Realty index likely to build on gains in the near term
There is consolidation in the real estate market, resulting in speculative trading action in the stocks of listed developers. Over the past two fiscal years, the market share of the top 10 listed realtors has risen to about 22 per cent of the real estate market, up from around 16 per cent in 2018-19.
In addition, low interest rates have created demand while allowing companies to deleverage. The balance sheets of the larger developers have improved, with aggregate net debt coming down by over 25 per cent in 2020-21. Low interest rates also translate into lower EMIS for mortgages, and this has created some demand.

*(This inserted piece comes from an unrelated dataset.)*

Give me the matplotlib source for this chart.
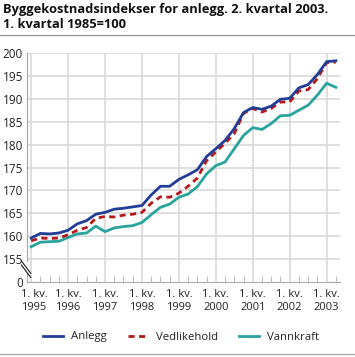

There has been inventory liquidation and consolidation, with larger developers taking over projects initiated by smaller realtors who have suffered distress. There are high levels of bookings and pre-selling in units expected to be delivered between 2021 and calendar 2024, indicating that a supply overhang is limited.
The base effect of the poor Q1 2020-21, due to the lockdowns last year, is expected to push up sales growth in Q1 2021-22. Estimates suggest that this could lead to 90-95 per cent revenue growth in Q1 2021-22 year-on-year over Q1 2020-21. Residential sales were at around 50 per cent of precovid levels in June 2021, and volumes may recover to precovid levels from the second half of 2021-22.
The recovery is in a nascent stage. Surveys indicate developers are facing labour shortages; the under-capitalised developers are facing issues in servicing existing loans; construction costs (such as the cost of materials like cement and steel) have increased.
Demand for long-term, bigticket assets cannot be driven purely by lower EMIS, given a situation of high unemployment and low growth. This demand would not be sustainable unless there is a strong growth recovery over the next two-three fiscal years.
GDP is expected to grow quickly over the next two fiscal years. But growth must come hand-in-hand with reemployment. By analogy with the US housing boom, there may be a “K-shaped” demand curve, where high-end real estate continues to see demand, but there’s less interest in lowerend affordable housing.
Mortgages are long-term instruments and sooner or later interest rates will rise. Then, realtors could see demand tapering off, and we may even experience mortgage defaults unless growth recovery takes place along the expected lines.
Another factor suggests investors exercise some caution: Demand for commercial real estate has been affected by the enforced work from home (WFH) paradigm shift. Although there are signs of recovery, this segment is likely to see a long-term down-shift in demand. Many corporates will cut back on space occupancy, given that WFH has helped in cost-cutting without commensurate loss of productivity in many industries.